>> start

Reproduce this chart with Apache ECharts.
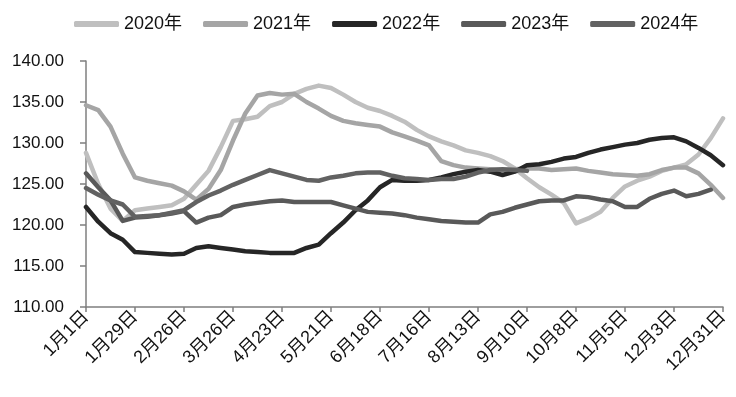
<!DOCTYPE html>
<html>
<head>
<meta charset="utf-8">
<script src="https://cdn.jsdelivr.net/npm/echarts@6/dist/echarts.min.js"></script>
<style>
html,body{margin:0;padding:0;background:#fff;}
#chart{width:736px;height:397px;}
</style>
</head>
<body>
<div id="chart"></div>
<script>
const weeks = ['1月1日','1月8日','1月15日','1月22日','1月29日','2月5日','2月12日','2月19日','2月26日','3月5日','3月12日','3月19日','3月26日','4月2日','4月9日','4月16日','4月23日','4月30日','5月7日','5月14日','5月21日','5月28日','6月4日','6月11日','6月18日','6月25日','7月2日','7月9日','7月16日','7月23日','7月30日','8月6日','8月13日','8月20日','8月27日','9月3日','9月10日','9月17日','9月24日','10月1日','10月8日','10月15日','10月22日','10月29日','11月5日','11月12日','11月19日','11月26日','12月3日','12月10日','12月17日','12月24日','12月31日'];

const seriesNames = ['2020年','2021年','2022年','2023年','2024年'];

const y2020 = [128.8,125.0,122.0,120.5,121.8,122.0,122.2,122.4,123.2,124.9,126.6,129.5,132.7,132.9,133.2,134.5,135.0,136.0,136.6,137.0,136.7,135.9,135.0,134.3,133.9,133.3,132.6,131.6,130.8,130.2,129.7,129.1,128.8,128.4,127.8,126.9,125.7,124.6,123.7,122.7,120.2,120.8,121.6,123.3,124.7,125.4,125.9,126.6,127.0,127.4,128.6,130.6,133.0];

const y2021 = [134.6,134.0,132.0,128.7,125.8,125.4,125.1,124.8,124.1,123.1,124.4,126.7,130.3,133.6,135.8,136.1,135.9,136.0,135.0,134.2,133.3,132.7,132.4,132.2,132.0,131.3,130.8,130.3,129.7,127.8,127.3,127.0,126.9,126.8,126.7,126.8,126.9,126.9,126.7,126.8,126.9,126.6,126.4,126.2,126.1,126.0,126.2,126.7,127.0,127.0,126.3,124.9,123.3];

const y2022 = [122.2,120.4,119.0,118.2,116.7,116.6,116.5,116.4,116.5,117.2,117.4,117.2,117.0,116.8,116.7,116.6,116.6,116.6,117.2,117.6,119.0,120.3,121.8,123.0,124.6,125.5,125.4,125.4,125.5,125.8,126.2,126.5,126.7,126.5,126.1,126.5,127.3,127.4,127.7,128.1,128.3,128.8,129.2,129.5,129.8,130.0,130.4,130.6,130.7,130.2,129.4,128.5,127.3];

const y2023 = [126.3,124.6,123.0,120.5,120.9,121.0,121.2,121.4,121.7,120.3,120.9,121.2,122.2,122.5,122.7,122.9,123.0,122.8,122.8,122.8,122.8,122.4,122.0,121.6,121.5,121.4,121.2,120.9,120.7,120.5,120.4,120.3,120.3,121.3,121.6,122.1,122.5,122.9,123.0,123.0,123.5,123.4,123.1,122.9,122.2,122.2,123.2,123.8,124.2,123.5,123.8,124.3];

const y2024 = [124.5,123.7,123.0,122.5,121.0,121.1,121.2,121.5,121.8,122.8,123.6,124.2,124.9,125.5,126.1,126.7,126.3,125.9,125.5,125.4,125.8,126.0,126.3,126.4,126.4,126.0,125.7,125.6,125.5,125.6,125.6,125.9,126.4,126.7,126.8,126.7,126.6];

const yTicks = {min:110, max:140, interval:5};
const colors = ['#bfbfbf','#a5a5a5','#262626','#595959','#626262'];
const allData = [y2020,y2021,y2022,y2023,y2024];

const font = '"Liberation Sans","Noto Sans CJK SC",sans-serif';
const chart = echarts.init(document.getElementById('chart'), null, {renderer:'canvas'});
chart.setOption({
  animation:false,
  backgroundColor:'#ffffff',
  color:colors,
  legend:{
    left:69, top:10,
    icon:'roundRect',
    itemWidth:45, itemHeight:6, itemGap:21,
    textStyle:{fontSize:18, color:'#111', fontFamily:font},
    data:seriesNames
  },
  grid:{left:86, right:13, top:61, bottom:90},
  xAxis:{
    type:'category',
    data:weeks,
    boundaryGap:false,
    axisLine:{lineStyle:{color:'#7f7f7f', width:1.5}},
    axisTick:{show:true, interval:3, length:5, lineStyle:{color:'#7f7f7f', width:1.5}},
    axisLabel:{interval:3, rotate:45, fontSize:18, color:'#111', fontFamily:font, margin:7}
  },
  yAxis:{
    type:'value',
    min:yTicks.min, max:yTicks.max, interval:yTicks.interval,
    splitLine:{show:false},
    axisLine:{show:true, lineStyle:{color:'#7f7f7f', width:1.5}},
    axisTick:{show:true, length:6, lineStyle:{color:'#7f7f7f', width:1.5}},
    axisLabel:{fontSize:17, color:'#111', fontFamily:font, margin:22,
      formatter:v=>v.toFixed(2)}
  },
  series:seriesNames.map((n,i)=>({
    name:n, type:'line', data:allData[i],
    symbol:'none', smooth:false,
    lineStyle:{width:4.5, color:colors[i], join:'round', cap:'round'},
    itemStyle:{color:colors[i]}
  }))
});
</script>
</body>
</html>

>> end

WRITTEN EXERCISE - Leave out the pictures and restate, word for word, the lines from the top of the data through the line containing "const seriesNames = ['2020年','2021年','2022年','2023年','2024年'];", both included.

COMPLETED TASK -
Reproduce this chart with Apache ECharts.
<!DOCTYPE html>
<html>
<head>
<meta charset="utf-8">
<script src="https://cdn.jsdelivr.net/npm/echarts@6/dist/echarts.min.js"></script>
<style>
html,body{margin:0;padding:0;background:#fff;}
#chart{width:736px;height:397px;}
</style>
</head>
<body>
<div id="chart"></div>
<script>
const weeks = ['1月1日','1月8日','1月15日','1月22日','1月29日','2月5日','2月12日','2月19日','2月26日','3月5日','3月12日','3月19日','3月26日','4月2日','4月9日','4月16日','4月23日','4月30日','5月7日','5月14日','5月21日','5月28日','6月4日','6月11日','6月18日','6月25日','7月2日','7月9日','7月16日','7月23日','7月30日','8月6日','8月13日','8月20日','8月27日','9月3日','9月10日','9月17日','9月24日','10月1日','10月8日','10月15日','10月22日','10月29日','11月5日','11月12日','11月19日','11月26日','12月3日','12月10日','12月17日','12月24日','12月31日'];

const seriesNames = ['2020年','2021年','2022年','2023年','2024年'];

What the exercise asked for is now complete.